Gosto de comer frutas na origem, escolhendo e arrancando de um dos ramos aquela que me agrada. Ir ao mercado e selecionar nas gôndolas as melhores, não têm o mesmo sabor e valor. Quando posso, acompanho as frutas desde sua origem nos botões florais das árvores, quando surgem junto com as novas folhas trazidas pelo sol e o calor da primavera. Um pé de goiaba-serrana brinda-me com o prazer de meses de contemplação e espera, começando já nas flores de carnudas pétalas brancas, macias e doces como uma colherada de musse.
Saboreio algumas, cuidando para não arrancar a base de onde sairá o fruto. Vejo um passarinho, conhecido como sanhaço-cinzento, também gostar deste petisco. Ele, assim como eu, respeita a flor arrancando apenas as doces pétalas, com uma maestria de dar inveja, utilizando seu bico especializado em cortar frutos e sementes. Elas são partidas uma a uma sem deixar rebarbas ou danos. A goiaba-serrana, sabendo da demora do fruto a ficar pronto, oferece uma “entrada” aos comensais através destas delícias.
Durante e após a florada, tempo de uma lua, vem a renovação das folhas. A troca é discreta e segue um plano. As velhas, por terem trabalhado o ano todo, vão amarelando e caindo, forrando o chão à espera dos fungos, minhocas e bactérias para se transformarem em um rico húmus. Simultaneamente, novas folhas vão surgindo, ramos novos vão alongando a planta e percebo, ano a ano, um aumento na altura e no volume da árvore. Logo tudo se modifica, o verde claro predomina e “sinto” a pressa da goiabeira em produzir açúcar para nutrir seus frutos, agora já como pequenas esferas presas aos ramos e ocultos pela densa folhagem, parecendo filhotes “mamando” nas tetas de uma mãe generosa.
Com a passagem de outras duas luas, os frutos, agora com o formato de uma esfera rugosa, verde e dura, começam a demonstrar, através de uma discreta mudança na coloração e na maciez sutil da casca, o seu amadurecimento. Dentro, envoltas em um creme doce e levemente ácido, estão as sementes, as verdadeiras descendentes da árvore. Escolho um, dos tantos ali dependurados, corto ao meio e me encanto com o arranjo interior. Parece tudo preparado para um banquete e as sementes, discretas, duras e pequenas, estão ali envoltas com o doce e atrativo recheio. Retiro, com uma pequena colher, o interior do fruto e saboreio o melhor da natureza. Quase cinco luas para chegar aqui, quase meio ano para o momento de saborear este misterioso gosto de uma mistura de mel, limão e uma pitada de segredos guardados pela genética da árvore.

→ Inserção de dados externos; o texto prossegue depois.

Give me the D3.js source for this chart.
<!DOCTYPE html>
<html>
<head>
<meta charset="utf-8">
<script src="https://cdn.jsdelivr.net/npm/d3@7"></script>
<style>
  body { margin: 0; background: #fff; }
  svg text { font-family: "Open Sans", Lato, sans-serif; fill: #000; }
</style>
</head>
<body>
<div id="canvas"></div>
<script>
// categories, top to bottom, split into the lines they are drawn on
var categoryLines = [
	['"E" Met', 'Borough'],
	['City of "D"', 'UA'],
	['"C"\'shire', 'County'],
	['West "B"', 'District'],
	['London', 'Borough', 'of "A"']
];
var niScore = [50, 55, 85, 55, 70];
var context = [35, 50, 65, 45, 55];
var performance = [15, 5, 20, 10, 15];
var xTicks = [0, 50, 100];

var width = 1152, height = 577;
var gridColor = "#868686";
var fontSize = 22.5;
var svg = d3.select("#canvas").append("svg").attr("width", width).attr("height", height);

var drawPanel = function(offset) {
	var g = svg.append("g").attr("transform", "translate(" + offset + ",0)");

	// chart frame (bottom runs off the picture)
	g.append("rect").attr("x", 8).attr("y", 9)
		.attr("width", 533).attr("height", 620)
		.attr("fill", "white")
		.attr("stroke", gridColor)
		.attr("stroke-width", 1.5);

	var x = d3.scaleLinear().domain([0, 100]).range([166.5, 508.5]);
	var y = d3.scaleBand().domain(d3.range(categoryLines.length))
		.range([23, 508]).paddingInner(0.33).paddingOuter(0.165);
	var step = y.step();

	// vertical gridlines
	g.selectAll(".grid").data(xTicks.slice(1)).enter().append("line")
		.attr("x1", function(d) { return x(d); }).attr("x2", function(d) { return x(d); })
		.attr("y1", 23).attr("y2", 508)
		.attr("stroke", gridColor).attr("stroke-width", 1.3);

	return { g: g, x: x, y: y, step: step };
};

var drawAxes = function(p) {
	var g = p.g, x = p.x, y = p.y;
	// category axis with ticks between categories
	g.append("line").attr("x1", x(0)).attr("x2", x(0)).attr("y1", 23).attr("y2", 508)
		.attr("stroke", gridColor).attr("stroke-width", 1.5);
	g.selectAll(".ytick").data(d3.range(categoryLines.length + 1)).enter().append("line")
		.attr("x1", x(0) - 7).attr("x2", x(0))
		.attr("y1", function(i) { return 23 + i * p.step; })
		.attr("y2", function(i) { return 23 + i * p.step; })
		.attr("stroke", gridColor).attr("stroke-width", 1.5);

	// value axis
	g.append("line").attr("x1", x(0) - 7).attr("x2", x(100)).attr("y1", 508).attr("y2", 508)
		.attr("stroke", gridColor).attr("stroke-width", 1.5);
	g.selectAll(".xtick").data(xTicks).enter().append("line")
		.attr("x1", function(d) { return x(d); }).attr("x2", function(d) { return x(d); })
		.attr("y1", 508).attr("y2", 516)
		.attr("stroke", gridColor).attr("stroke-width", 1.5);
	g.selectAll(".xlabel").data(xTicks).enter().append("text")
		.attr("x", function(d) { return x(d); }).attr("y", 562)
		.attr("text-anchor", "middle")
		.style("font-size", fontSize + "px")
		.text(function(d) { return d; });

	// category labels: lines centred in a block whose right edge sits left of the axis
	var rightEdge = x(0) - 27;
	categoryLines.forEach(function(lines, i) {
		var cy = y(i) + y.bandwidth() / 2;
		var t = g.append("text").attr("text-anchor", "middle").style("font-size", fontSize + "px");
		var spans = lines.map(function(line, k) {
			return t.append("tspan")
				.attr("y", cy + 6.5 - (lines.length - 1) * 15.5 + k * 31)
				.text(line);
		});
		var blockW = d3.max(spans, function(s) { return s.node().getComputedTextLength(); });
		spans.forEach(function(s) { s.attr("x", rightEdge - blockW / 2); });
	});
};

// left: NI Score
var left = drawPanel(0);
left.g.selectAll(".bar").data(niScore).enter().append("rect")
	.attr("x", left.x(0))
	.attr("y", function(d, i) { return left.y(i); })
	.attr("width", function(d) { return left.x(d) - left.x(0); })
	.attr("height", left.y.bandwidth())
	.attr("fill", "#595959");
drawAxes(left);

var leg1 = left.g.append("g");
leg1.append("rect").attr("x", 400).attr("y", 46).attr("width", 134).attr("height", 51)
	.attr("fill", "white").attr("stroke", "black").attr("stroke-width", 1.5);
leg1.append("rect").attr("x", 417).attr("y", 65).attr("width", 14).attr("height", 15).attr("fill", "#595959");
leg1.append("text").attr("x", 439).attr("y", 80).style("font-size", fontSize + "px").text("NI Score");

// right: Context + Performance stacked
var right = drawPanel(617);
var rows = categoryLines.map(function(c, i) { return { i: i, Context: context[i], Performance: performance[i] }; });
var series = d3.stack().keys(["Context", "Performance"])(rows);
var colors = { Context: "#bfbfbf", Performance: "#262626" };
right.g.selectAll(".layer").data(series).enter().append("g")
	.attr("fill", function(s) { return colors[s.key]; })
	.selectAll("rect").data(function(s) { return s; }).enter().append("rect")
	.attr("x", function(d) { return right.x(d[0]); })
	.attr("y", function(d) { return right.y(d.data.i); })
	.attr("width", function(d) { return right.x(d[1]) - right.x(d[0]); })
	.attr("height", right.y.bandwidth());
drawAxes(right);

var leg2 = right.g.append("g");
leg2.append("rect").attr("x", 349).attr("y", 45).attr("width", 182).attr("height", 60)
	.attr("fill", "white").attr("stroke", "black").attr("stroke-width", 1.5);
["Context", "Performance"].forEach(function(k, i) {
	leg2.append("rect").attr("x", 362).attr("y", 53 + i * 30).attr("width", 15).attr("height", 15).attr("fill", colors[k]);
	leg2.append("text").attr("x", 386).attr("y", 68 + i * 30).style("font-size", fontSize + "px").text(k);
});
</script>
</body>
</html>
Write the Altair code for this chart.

No passar dos dias, os frutos vão se oferecendo a quem deles se interessar e, assim, outro ciclo se completa na goiabeira-serrana. Quando as luas do outono e inverno chegarem, encontrarão uma árvore exausta, mas tranquila, uma vez atingido o objetivo de recrutar a fauna e sua incrível capacidade de se locomover e dispersar suas sementes para novos lugares. Já vejo algumas folhas mudarem sua cor e fico pensando que, na alma desta preciosa árvore, o calendário para a nova estação já deve estar organizado.